Record excerpts →
»»

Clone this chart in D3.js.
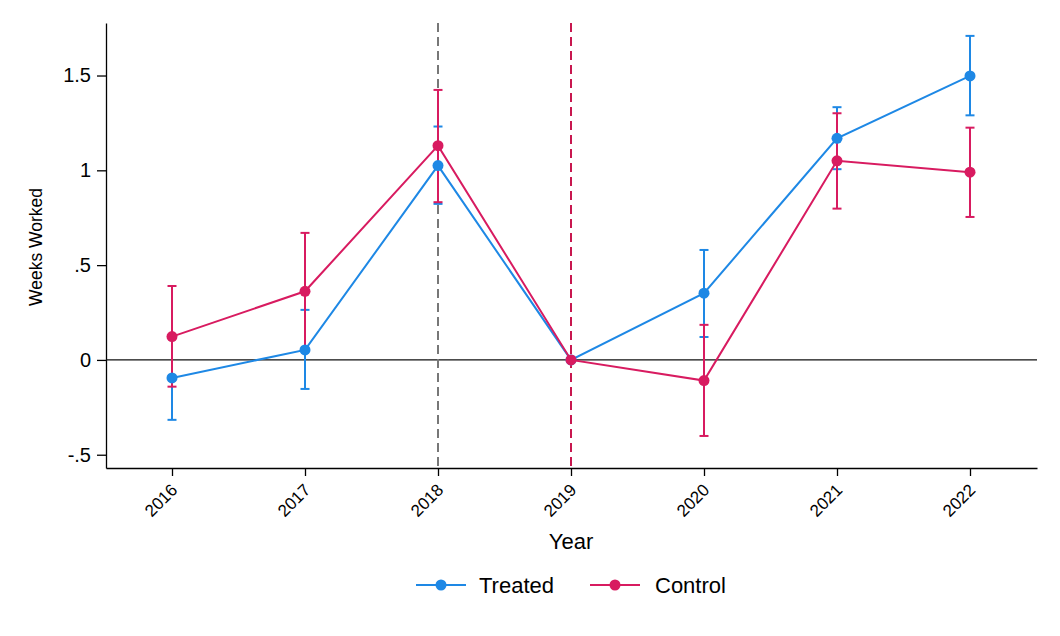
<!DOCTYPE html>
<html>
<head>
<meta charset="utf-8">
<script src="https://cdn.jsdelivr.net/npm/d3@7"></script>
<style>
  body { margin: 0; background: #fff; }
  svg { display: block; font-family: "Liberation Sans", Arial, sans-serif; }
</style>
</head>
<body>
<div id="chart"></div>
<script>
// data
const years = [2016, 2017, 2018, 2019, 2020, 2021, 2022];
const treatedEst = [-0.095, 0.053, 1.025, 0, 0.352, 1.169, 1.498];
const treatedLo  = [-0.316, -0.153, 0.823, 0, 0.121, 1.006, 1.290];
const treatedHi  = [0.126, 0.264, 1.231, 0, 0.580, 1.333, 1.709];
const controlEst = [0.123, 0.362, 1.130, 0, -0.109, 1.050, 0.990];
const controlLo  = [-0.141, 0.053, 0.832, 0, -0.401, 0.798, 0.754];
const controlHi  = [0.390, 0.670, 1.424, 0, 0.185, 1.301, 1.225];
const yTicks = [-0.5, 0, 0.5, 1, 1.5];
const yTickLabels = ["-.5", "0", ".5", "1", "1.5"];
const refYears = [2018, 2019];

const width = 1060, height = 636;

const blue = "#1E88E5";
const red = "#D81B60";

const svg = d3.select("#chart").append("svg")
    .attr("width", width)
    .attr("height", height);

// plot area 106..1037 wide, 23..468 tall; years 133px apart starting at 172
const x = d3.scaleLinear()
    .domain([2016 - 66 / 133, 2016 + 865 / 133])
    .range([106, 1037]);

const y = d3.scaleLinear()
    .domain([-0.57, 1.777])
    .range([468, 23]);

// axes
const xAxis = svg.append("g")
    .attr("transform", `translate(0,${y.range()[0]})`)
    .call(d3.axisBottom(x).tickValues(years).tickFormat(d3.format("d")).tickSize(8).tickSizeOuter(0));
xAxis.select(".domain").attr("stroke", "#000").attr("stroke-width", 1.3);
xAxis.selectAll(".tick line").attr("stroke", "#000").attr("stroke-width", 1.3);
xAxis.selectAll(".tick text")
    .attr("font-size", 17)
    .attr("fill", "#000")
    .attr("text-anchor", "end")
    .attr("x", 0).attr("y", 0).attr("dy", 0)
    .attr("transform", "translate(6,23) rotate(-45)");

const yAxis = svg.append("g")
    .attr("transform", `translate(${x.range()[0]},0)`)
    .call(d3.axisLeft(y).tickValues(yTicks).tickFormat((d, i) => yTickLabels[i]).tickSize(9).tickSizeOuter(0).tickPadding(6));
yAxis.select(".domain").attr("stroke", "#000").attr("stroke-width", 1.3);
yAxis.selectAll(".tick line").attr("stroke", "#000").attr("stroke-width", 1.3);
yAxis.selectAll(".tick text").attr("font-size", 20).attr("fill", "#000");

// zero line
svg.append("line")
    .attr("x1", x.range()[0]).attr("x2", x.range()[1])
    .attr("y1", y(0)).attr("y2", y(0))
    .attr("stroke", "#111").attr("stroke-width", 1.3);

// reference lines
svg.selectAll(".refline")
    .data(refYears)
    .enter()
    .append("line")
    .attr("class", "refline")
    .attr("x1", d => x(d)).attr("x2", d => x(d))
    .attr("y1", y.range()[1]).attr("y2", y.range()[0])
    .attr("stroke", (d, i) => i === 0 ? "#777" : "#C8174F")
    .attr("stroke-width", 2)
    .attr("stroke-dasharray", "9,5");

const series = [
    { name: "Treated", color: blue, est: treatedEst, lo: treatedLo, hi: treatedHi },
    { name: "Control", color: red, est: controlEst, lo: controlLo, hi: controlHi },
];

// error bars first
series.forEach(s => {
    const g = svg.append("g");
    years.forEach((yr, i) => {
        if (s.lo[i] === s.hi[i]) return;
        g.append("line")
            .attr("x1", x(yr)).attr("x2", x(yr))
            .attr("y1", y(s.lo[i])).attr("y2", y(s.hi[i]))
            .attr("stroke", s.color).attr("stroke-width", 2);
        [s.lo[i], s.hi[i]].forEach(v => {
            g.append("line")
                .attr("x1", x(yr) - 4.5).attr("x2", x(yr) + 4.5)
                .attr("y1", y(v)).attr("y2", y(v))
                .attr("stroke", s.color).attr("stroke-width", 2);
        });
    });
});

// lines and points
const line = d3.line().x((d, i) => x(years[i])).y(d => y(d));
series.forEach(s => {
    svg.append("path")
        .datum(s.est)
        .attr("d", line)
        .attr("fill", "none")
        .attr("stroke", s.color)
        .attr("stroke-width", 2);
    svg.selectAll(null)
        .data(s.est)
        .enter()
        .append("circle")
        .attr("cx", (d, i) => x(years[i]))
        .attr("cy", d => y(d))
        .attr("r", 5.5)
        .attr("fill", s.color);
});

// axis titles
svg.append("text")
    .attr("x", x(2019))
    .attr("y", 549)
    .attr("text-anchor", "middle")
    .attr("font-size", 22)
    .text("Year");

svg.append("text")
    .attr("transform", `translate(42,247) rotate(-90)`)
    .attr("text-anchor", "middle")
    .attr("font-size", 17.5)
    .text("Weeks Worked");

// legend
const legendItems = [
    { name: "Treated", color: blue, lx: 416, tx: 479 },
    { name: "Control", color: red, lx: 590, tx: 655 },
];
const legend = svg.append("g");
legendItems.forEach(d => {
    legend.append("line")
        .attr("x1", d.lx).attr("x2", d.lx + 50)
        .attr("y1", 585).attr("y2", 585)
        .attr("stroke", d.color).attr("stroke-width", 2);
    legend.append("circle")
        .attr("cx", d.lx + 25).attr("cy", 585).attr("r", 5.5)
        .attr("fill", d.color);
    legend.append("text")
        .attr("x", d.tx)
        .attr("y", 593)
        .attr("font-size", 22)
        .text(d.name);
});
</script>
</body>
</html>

««
»»

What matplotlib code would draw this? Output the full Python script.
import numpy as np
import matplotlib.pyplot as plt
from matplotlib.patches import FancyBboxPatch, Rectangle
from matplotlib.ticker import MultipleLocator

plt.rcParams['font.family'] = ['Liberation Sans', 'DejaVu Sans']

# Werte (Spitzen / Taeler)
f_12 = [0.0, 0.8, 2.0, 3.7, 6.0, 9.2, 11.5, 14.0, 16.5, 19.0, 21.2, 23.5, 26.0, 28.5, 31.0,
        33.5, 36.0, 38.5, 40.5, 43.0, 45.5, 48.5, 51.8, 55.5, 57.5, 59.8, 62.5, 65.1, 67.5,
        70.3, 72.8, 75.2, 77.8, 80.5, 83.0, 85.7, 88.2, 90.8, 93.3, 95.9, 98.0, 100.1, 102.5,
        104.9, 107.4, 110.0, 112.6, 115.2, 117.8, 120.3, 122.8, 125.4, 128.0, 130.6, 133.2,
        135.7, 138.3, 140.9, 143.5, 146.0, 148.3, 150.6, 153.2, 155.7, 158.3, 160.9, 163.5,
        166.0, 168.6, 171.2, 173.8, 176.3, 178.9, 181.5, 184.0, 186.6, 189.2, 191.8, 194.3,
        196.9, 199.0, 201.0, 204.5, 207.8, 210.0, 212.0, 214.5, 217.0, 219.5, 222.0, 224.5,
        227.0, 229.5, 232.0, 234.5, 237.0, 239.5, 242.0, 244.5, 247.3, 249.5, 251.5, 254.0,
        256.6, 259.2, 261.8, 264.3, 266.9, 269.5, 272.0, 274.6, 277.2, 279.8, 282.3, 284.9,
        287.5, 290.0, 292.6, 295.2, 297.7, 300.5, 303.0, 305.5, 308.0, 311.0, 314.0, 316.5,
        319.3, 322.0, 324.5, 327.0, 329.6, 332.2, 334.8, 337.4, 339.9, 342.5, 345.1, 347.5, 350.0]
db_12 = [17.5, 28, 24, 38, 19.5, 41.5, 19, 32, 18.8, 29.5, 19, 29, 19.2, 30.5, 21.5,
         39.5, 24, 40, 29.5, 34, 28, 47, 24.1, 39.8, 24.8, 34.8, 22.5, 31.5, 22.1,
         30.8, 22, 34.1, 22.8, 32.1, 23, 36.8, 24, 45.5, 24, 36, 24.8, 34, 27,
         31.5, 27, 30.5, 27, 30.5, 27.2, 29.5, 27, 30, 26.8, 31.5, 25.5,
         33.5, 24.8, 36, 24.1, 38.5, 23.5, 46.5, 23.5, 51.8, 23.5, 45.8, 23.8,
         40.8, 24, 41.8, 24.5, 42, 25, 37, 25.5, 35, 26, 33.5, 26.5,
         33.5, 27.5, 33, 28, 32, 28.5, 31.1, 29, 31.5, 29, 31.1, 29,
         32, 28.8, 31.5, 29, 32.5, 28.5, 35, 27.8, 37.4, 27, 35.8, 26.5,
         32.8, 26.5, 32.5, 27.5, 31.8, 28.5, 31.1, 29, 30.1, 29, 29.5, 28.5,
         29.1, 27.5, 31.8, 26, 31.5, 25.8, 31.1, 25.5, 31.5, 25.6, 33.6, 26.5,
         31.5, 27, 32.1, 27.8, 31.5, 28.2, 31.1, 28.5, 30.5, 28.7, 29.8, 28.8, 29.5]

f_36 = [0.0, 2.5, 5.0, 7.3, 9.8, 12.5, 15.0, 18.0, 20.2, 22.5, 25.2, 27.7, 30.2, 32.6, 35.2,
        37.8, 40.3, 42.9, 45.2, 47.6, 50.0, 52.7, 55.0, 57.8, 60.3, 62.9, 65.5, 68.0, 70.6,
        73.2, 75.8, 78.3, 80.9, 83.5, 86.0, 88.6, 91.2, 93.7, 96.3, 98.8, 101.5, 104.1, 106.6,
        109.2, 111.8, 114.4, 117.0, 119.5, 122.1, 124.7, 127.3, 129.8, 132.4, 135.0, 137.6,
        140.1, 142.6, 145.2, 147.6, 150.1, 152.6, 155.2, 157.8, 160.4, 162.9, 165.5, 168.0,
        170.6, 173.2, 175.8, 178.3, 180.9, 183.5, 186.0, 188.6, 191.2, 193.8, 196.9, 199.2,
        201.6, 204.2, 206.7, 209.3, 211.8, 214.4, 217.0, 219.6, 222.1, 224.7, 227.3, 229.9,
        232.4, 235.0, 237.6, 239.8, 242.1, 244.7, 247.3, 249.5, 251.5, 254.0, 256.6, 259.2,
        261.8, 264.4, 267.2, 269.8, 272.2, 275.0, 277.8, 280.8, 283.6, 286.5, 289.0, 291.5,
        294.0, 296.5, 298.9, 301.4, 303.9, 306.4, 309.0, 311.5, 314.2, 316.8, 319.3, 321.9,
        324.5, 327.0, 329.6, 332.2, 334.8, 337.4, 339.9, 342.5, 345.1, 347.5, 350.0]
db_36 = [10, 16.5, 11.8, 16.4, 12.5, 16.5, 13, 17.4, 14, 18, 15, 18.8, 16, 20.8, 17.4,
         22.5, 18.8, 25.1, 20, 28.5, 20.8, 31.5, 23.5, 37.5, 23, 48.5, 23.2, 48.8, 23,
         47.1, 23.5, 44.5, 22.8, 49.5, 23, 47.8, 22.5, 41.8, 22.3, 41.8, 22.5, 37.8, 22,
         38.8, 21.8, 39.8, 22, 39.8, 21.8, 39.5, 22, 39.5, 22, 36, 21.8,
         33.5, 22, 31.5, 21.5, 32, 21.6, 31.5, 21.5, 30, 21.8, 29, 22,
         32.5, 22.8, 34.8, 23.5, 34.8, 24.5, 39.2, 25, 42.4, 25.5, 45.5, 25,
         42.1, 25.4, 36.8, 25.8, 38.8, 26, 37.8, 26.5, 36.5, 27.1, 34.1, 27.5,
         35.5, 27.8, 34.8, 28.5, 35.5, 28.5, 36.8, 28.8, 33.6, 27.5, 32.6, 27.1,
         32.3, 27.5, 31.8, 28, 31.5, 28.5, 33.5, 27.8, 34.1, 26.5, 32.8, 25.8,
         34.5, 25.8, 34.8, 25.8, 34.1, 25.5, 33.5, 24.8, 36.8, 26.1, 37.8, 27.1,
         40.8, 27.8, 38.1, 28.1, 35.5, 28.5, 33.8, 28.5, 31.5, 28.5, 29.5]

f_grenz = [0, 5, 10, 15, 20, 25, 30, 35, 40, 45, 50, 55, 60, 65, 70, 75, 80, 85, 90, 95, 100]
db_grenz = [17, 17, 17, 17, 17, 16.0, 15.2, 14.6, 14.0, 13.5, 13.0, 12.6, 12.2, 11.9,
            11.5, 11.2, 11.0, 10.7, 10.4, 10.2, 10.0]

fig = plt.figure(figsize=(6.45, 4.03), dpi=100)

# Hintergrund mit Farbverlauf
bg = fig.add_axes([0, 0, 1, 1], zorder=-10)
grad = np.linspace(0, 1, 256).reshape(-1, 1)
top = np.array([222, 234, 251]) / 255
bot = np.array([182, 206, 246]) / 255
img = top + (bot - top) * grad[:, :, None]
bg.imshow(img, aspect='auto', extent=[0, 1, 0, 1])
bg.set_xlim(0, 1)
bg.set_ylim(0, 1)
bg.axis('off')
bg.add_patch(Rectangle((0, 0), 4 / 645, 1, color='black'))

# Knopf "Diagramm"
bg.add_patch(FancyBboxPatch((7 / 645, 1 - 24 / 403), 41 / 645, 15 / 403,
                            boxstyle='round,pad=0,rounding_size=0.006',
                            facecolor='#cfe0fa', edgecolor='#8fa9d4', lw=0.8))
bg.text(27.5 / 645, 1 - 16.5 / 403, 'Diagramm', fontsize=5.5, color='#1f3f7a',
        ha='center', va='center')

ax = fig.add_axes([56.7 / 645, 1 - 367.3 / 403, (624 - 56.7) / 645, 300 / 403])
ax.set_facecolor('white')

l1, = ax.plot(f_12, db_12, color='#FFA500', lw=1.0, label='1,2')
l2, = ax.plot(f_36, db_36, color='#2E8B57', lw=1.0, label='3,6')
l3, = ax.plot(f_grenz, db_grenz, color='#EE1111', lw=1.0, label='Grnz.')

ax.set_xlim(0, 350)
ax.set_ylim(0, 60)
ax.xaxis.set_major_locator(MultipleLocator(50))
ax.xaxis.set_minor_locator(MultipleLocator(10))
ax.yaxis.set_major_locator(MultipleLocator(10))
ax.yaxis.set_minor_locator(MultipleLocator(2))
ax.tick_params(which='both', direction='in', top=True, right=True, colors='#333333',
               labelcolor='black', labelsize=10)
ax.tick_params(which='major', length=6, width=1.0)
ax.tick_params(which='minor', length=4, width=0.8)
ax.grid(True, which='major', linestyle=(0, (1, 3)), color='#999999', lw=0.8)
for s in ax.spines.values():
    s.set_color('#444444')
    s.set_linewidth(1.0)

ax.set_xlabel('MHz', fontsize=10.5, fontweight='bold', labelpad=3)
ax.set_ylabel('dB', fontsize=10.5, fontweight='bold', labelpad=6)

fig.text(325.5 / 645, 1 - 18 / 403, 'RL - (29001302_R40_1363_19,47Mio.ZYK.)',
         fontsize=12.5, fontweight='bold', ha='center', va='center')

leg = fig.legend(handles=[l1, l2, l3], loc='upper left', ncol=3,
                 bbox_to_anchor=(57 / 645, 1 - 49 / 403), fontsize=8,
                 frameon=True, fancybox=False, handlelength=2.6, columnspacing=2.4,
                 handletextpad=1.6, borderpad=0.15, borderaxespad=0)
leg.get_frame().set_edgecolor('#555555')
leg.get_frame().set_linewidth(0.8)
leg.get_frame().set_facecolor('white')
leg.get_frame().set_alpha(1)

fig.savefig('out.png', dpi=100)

««
»»

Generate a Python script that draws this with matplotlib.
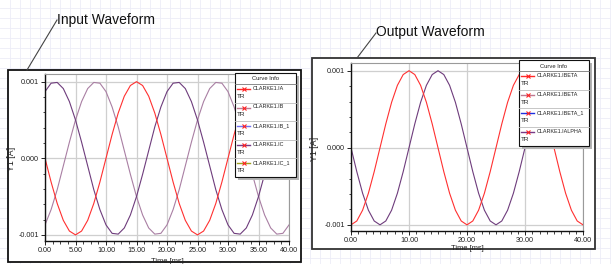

««

Exercise task → Identify every line above with the string "script" in it. Copy those lines.

Output below →
<script src="https://cdn.jsdelivr.net/npm/d3@7"></script>
<script>
</script>
What matplotlib code would draw this? Output the full Python script.
Generate a Python script that draws this with matplotlib.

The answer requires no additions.